The two brave contestants were strapped into their spheres and launched into the grid, the first to reach the far side - without dying - was the winner. As the number of fatalities increased, the number of volunteers decreases in proportion. To encourage new contestants the organisers increased the prize money and while this boosted the number but it also resulted in much cheating and a further escalation of the death rate until, inevitably, the game was banned.

Reading between the lines you have probably already guessed the game's format. As a pilot of one of the game spheres, you must guide the craft along a moving highway of coloured rectangles as they scroll towards you at high speed. By clever planning you can use the properties of the different colours to enable you to leap otherwise impassable gaps in the grid.

Since there are very few original games any more, I delved through my collection of discs and dug out Gary Partis' Sphere Of Destiny - a very similar, bounce the ball down the astral highway type of game.

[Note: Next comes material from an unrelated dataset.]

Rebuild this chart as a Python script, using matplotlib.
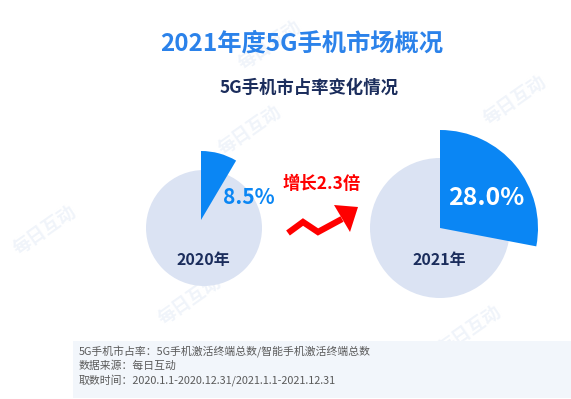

I had remembered this as fast - Sphere really flies along in comparison to Balls! But on the minus side, the ball in Sphere Of Destiny is very two dimensional, whereas the same motion in Balls is far more realistic - I much prefer the Yes game.

Balls

Another, quite major achievement, is the inclusion of a two-player option. I am not referring to ayou go, then I go, then you go, and so on feature, but a fully fledged simultaneous two-players-at-the-same-time action type of option. By dividing the screen horizontally, the programmers have displayed each player's view one above the other - not bad for a bunch of school kids.

Balls is not an easy game to play. I had to tackle each level half a dozen times before I had figured out the right combination of the rights and lefts to reach th far side of the grid. But even when you know the correct route to follow, your timing has to be immaculate.

Lose one of your four balls and you are returned to the start of the current level - this can become incredibly frustrating - but since each grid is relatively small there was probably no alternative. The only concession to easing the player's frustration is the "Start Level" facility. On the options screen you are offered the opportunity to specify the level on which you wish to start the next game - but only if you have already got that far during the current playing session.

Balls is a game that deserves to do well. If Yes Marketing can put the same degree of professionalism into marketing the game as they have into programming it then their shareholders could be in for a handsome reward.